Skiing. I’ve snorkeled before and it makes me nervous being underwater. Sure it’s nice and sure it’s beautiful, but there’s always that looming thought that I could die down there really easily.
Certainly not “humble.” Actually this baker guy up in Lake George makes a caramel apple walnut pie that makes my eyes roll up into my head.
Pick three words to go on your tombstone.
Finally Done Editing
Five things you would do with $100,000.
The truth is I would pay off my student loans to really free me up to write, but that’s not fun. So here’s how I would squander $100,000
1) brand new computer set-up at my home and my office (and I would pay a tech geek to set it all up!)
2) vacation to Iceland (I’ve always wanted to go there)
3) vacation to someplace warm and sandy (so my wife won’t balk too much)
4) a completely restored convertible muscle car with flames painted down the sides
5) okay, so I probably would break down and pay bills with the rest…
Furthest you've ever been from home.
Probably Istanbul, Turkey
Advice for writers in 5 words or less.
Read your work out loud.
Rollercoasters: love em or hate em?
Perhaps.

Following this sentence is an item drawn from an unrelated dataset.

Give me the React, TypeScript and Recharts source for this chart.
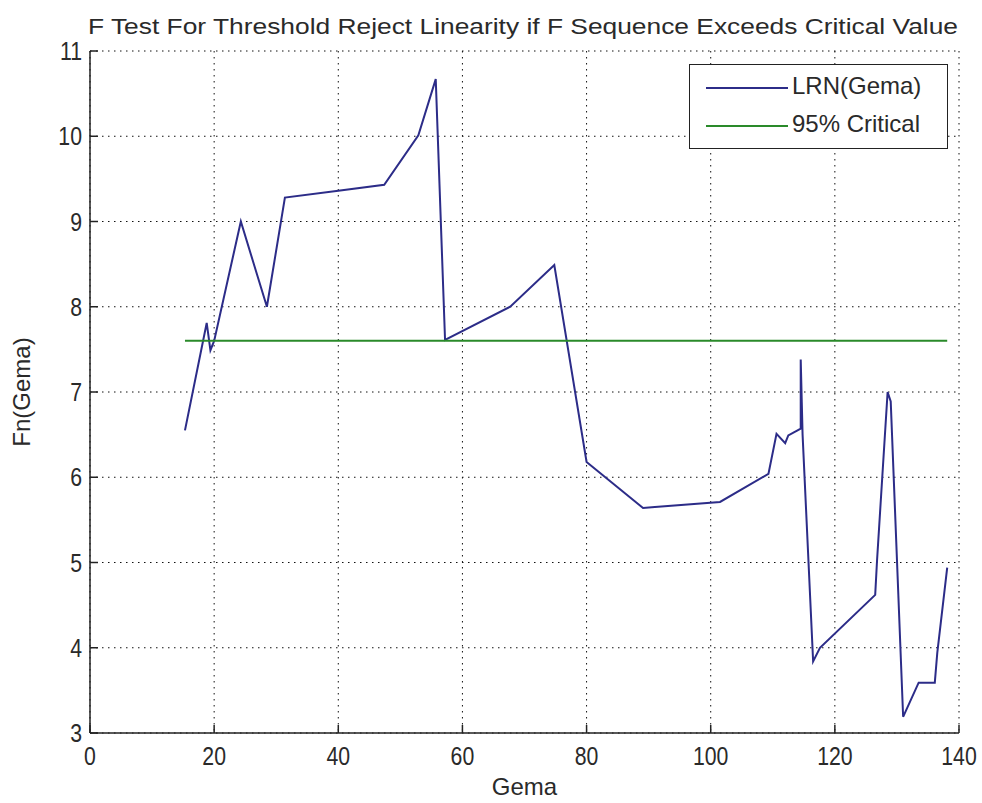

But what it’s of and where it is will remain a mystery…
Do you use writing prompts?
Not since creative writing classes in college.
Best present anyone ever gave you?
My cigar [store] Indian. It was a wedding present intended by my college roommate to cause our first marital spat. What kind of spat could it cause though? A cigar Indian belongs in the living room!
Thanks for indulging our curiosity, Eric!